Goal:
Retype the records below from their first line through the line holding "return (H - B - p) / ph", including both ends and no pictures.

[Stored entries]
** BEGIN **

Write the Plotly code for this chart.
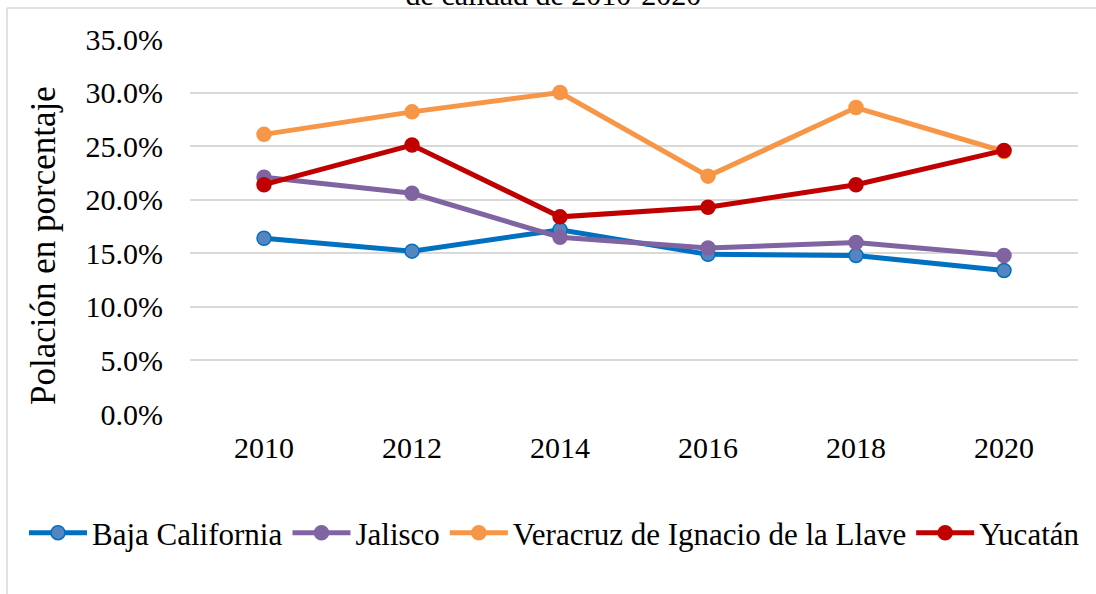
import plotly.graph_objects as go

years = ["2010", "2012", "2014", "2016", "2018", "2020"]
baja_california = [0.164, 0.152, 0.172, 0.149, 0.148, 0.134]
jalisco = [0.221, 0.206, 0.165, 0.155, 0.160, 0.148]
veracruz = [0.261, 0.282, 0.300, 0.222, 0.286, 0.245]
yucatan = [0.214, 0.251, 0.184, 0.193, 0.214, 0.246]
y_ticks = [0, 0.05, 0.10, 0.15, 0.20, 0.25, 0.30, 0.35]

series = [
    ("Baja California", baja_california, "#0070C0", "#5585C0"),
    ("Jalisco", jalisco, "#8064A2", "#8064A2"),
    ("Veracruz de Ignacio de la Llave", veracruz, "#F79646", "#F79646"),
    ("Yucatán", yucatan, "#C00000", "#C00000"),
]

FONT = "Liberation Serif"
W, H = 1096, 594
L, R, T, B = 190, 18, 39, 180
pw, ph = W - L - R, H - T - B

fig = go.Figure()
for name, vals, lc, mc in series:
    fig.add_trace(go.Scatter(
        x=years, y=vals, name=name, mode="lines+markers",
        line=dict(color=lc, width=5),
        marker=dict(size=14, color=mc, line=dict(color=lc, width=1.5)),
    ))

def px_x(p):
    return (p - L) / pw

def px_y(p):
    return (H - B - p) / ph

fig.update_layout(
    width=W, height=H,
    margin=dict(l=L, r=R, t=T, b=B, autoexpand=False),
    paper_bgcolor="white", plot_bgcolor="white",
    font=dict(family=FONT, size=30, color="#000000"),
    title=dict(text="de calidad de 2010-2020", x=0.505, xanchor="center",
               xref="container", yref="container", y=1 - 5 / H,
               yanchor="bottom", automargin=False,
               font=dict(family=FONT, size=30, color="#000000")),
    xaxis=dict(type="category", range=[-0.5, 5.5], showgrid=False,
               showline=False, zeroline=False, ticks="",
               ticklabelstandoff=13, tickangle=0, automargin=False,
               tickfont=dict(family=FONT, size=30)),
    yaxis=dict(range=[0, 0.35], tickvals=y_ticks, tickformat=".1%",
               showgrid=True, gridcolor="#D9D9D9", gridwidth=1.5,
               zeroline=False, showline=False, ticks="",
               ticklabelstandoff=26, automargin=False,
               tickfont=dict(family=FONT, size=30)),
    legend=dict(orientation="h", x=px_x(24), xanchor="left", xref="paper",
                y=px_y(533), yanchor="middle", yref="paper",
                font=dict(family=FONT, size=31), itemwidth=58,
                tracegroupgap=0, bgcolor="rgba(0,0,0,0)"),
    showlegend=True,
    shapes=[
        dict(type="line", xref="paper", yref="paper",
             x0=px_x(7), x1=px_x(1110), y0=px_y(8), y1=px_y(8),
             line=dict(color="#D9D9D9", width=1.5)),
        dict(type="line", xref="paper", yref="paper",
             x0=px_x(7), x1=px_x(7), y0=px_y(8), y1=px_y(620),
             line=dict(color="#D9D9D9", width=1.5)),
    ],
    annotations=[
        dict(text="Polación en porcentaje", xref="paper", yref="paper",
             x=px_x(43), y=px_y(246), textangle=-90, showarrow=False,
             xanchor="center", yanchor="middle",
             font=dict(family=FONT, size=35, color="#000000")),
    ],
)

fig.write_html("out.html", config={"displayModeBar": False},
               post_script="document.body.style.margin='0';document.body.style.overflow='hidden';")
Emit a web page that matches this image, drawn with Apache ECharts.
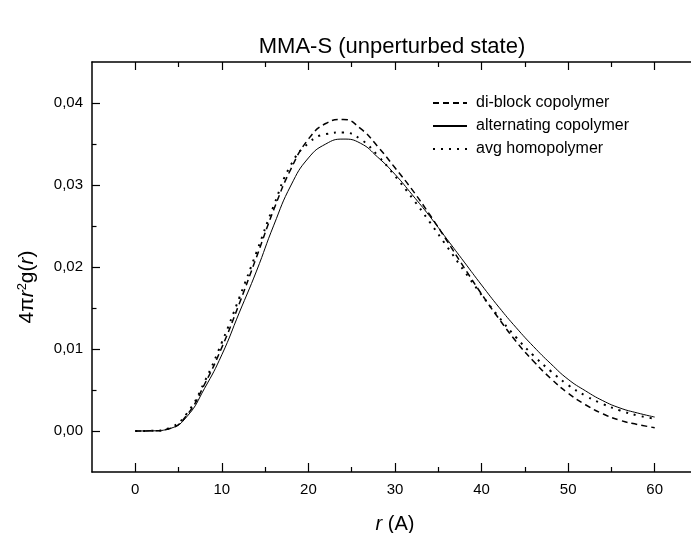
<!DOCTYPE html>
<html>
<head>
<meta charset="utf-8">
<script src="https://cdn.jsdelivr.net/npm/echarts@6/dist/echarts.min.js"></script>
<style>
html,body{margin:0;padding:0;background:#fff;}
#chart{width:691px;height:533px;}
</style>
</head>
<body>
<div id="chart"></div>
<script>
const rValues = [0,2,4,6,8,10,12,14,16,18,20,22,24,26,28,30,32,34,36,38,40,42,44,46,48,50,52,54,56,58,60];
const diblock = [0,0.00002,0.0003,0.0020,0.0057,0.0102,0.0155,0.0212,0.0270,0.0320,0.0356,0.0375,0.0380,0.0369,0.0347,0.0321,0.0294,0.0264,0.0232,0.0199,0.0167,0.0137,0.0109,0.0085,0.0064,0.0046,0.0032,0.0021,0.0013,0.0008,0.0004];
const alternating = [0,0.00002,0.0003,0.0018,0.0052,0.0093,0.0144,0.0195,0.0251,0.0300,0.0333,0.0350,0.0356,0.0351,0.0334,0.0313,0.0288,0.0262,0.0234,0.0206,0.0178,0.0151,0.0126,0.0103,0.0082,0.0063,0.0049,0.0037,0.0028,0.0022,0.0017];
const avgHomo = [0,0.00002,0.0004,0.0022,0.0060,0.0108,0.0162,0.0218,0.0275,0.0325,0.0351,0.0362,0.0364,0.0356,0.0336,0.0311,0.0284,0.0255,0.0225,0.0195,0.0166,0.0139,0.0114,0.0092,0.0073,0.0056,0.0043,0.0033,0.0025,0.0019,0.0015];
const seriesNames = ['di-block copolymer','alternating copolymer','avg homopolymer'];
const xMajor = [0,10,20,30,40,50,60];
const xMinor = [5,15,25,35,45,55];
const yMajor = [0,0.01,0.02,0.03,0.04];
const yMinor = [0.005,0.015,0.025,0.035];

const FONT = '"Liberation Sans", Arial, sans-serif';
const pairs = arr => rValues.map((r,i)=>[r,arr[i]]);
const lineCol = '#000';

function xAxisDef(pos, ticks, len, showLine, showLabel){
  return {
    type:'value', position:pos, min:-5, max:65, gridIndex:0,
    axisLine:{show:showLine, onZero:false, lineStyle:{color:lineCol, width:1.5}},
    axisTick:{show:true, inside:true, length:len, customValues:ticks, lineStyle:{color:lineCol, width:1.2}},
    axisLabel:{show:showLabel, customValues:ticks, fontFamily:FONT, fontSize:15, color:'#000', margin:10},
    splitLine:{show:false}
  };
}
function yAxisDef(pos, ticks, len, showLine, showLabel){
  return {
    type:'value', position:pos, min:-0.005, max:0.045, gridIndex:0,
    axisLine:{show:showLine, onZero:false, lineStyle:{color:lineCol, width:1.5}},
    axisTick:{show:true, inside:true, length:len, customValues:ticks, lineStyle:{color:lineCol, width:1.2}},
    axisLabel:{show:showLabel, customValues:ticks, fontFamily:FONT, fontSize:15, color:'#000', margin:9,
      formatter: v => v.toFixed(2).replace('.', ',')},
    splitLine:{show:false}
  };
}

const xa0 = xAxisDef('bottom', xMajor, 9, true, true);
xa0.name = '{i|r} (A)';
xa0.nameLocation = 'middle';
xa0.nameGap = 42;
xa0.nameTextStyle = {fontFamily:FONT, fontSize:20, color:'#000', rich:{i:{fontFamily:FONT, fontSize:20, fontStyle:'italic', color:'#000'}}};

const ya0 = yAxisDef('left', yMajor, 8, true, true);
ya0.name = '4π{i|r}{sup|2}g({i|r})';
ya0.nameLocation = 'middle';
ya0.nameRotate = 90;
ya0.nameGap = 53;
ya0.nameTextStyle = {fontFamily:FONT, fontSize:21, color:'#000', padding:[0,40,0,0],
  rich:{i:{fontFamily:FONT, fontSize:21, fontStyle:'italic', color:'#000'},
        sup:{fontFamily:FONT, fontSize:13, color:'#000', padding:[0,0,10,0]}}};

const styles = [
  {type:[6,4], width:1.5},
  {type:'solid', width:1},
  {type:[2,6], width:2}
];
const datas = [diblock, alternating, avgHomo];

const option = {
  backgroundColor:'#fff',
  animation:false,
  title:{text:'MMA-S (unperturbed state)', left:387, top:31, textAlign:'center',
    textStyle:{fontFamily:FONT, fontSize:22, fontWeight:'normal', color:'#000'}},
  legend:{orient:'vertical', left:432, top:95, itemWidth:34, itemHeight:14, itemGap:7, padding:0,
    itemStyle:{opacity:0},
    textStyle:{fontFamily:FONT, fontSize:16, color:'#000', padding:[0,0,0,4]},
    data:seriesNames},
  grid:{left:92, right:-7, top:62, bottom:61, containLabel:false, outerBoundsMode:'none'},
  xAxis:[xa0, xAxisDef('bottom', xMinor, 5, false, false), xAxisDef('top', xMajor, 8, true, false), xAxisDef('top', xMinor, 5, false, false)],
  yAxis:[ya0, yAxisDef('left', yMinor, 4.5, false, false)],
  series: seriesNames.map((n,i)=>({
    name:n, type:'line', xAxisIndex:0, yAxisIndex:0, showSymbol:false, symbol:'none', smooth:true,
    data:pairs(datas[i]),
    lineStyle:{color:'#000', width:styles[i].width, type:styles[i].type},
    itemStyle:{color:'#000'}
  }))
};
const chart = echarts.init(document.getElementById('chart'), null, {renderer:'canvas'});
chart.setOption(option);
</script>
</body>
</html>
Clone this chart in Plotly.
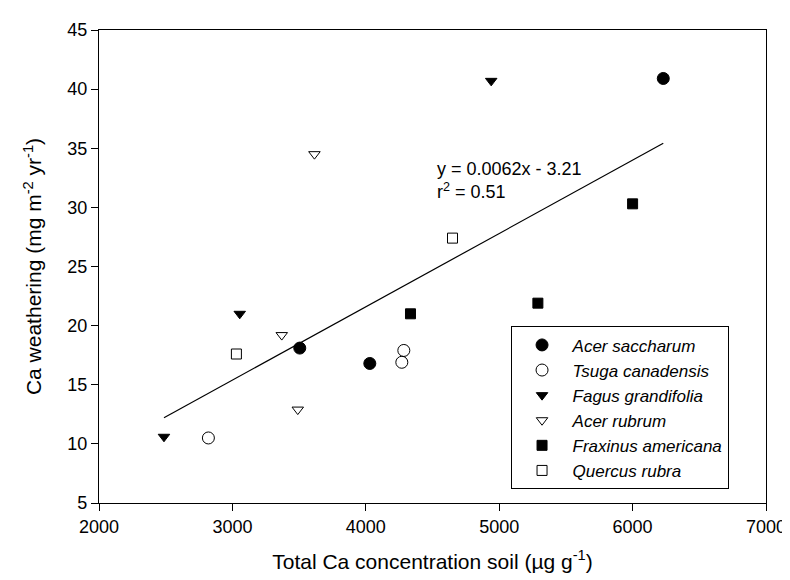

** END **

Full output:
Write the Plotly code for this chart.
import plotly.graph_objects as go

years = ["2010", "2012", "2014", "2016", "2018", "2020"]
baja_california = [0.164, 0.152, 0.172, 0.149, 0.148, 0.134]
jalisco = [0.221, 0.206, 0.165, 0.155, 0.160, 0.148]
veracruz = [0.261, 0.282, 0.300, 0.222, 0.286, 0.245]
yucatan = [0.214, 0.251, 0.184, 0.193, 0.214, 0.246]
y_ticks = [0, 0.05, 0.10, 0.15, 0.20, 0.25, 0.30, 0.35]

series = [
    ("Baja California", baja_california, "#0070C0", "#5585C0"),
    ("Jalisco", jalisco, "#8064A2", "#8064A2"),
    ("Veracruz de Ignacio de la Llave", veracruz, "#F79646", "#F79646"),
    ("Yucatán", yucatan, "#C00000", "#C00000"),
]

FONT = "Liberation Serif"
W, H = 1096, 594
L, R, T, B = 190, 18, 39, 180
pw, ph = W - L - R, H - T - B

fig = go.Figure()
for name, vals, lc, mc in series:
    fig.add_trace(go.Scatter(
        x=years, y=vals, name=name, mode="lines+markers",
        line=dict(color=lc, width=5),
        marker=dict(size=14, color=mc, line=dict(color=lc, width=1.5)),
    ))

def px_x(p):
    return (p - L) / pw

def px_y(p):
    return (H - B - p) / ph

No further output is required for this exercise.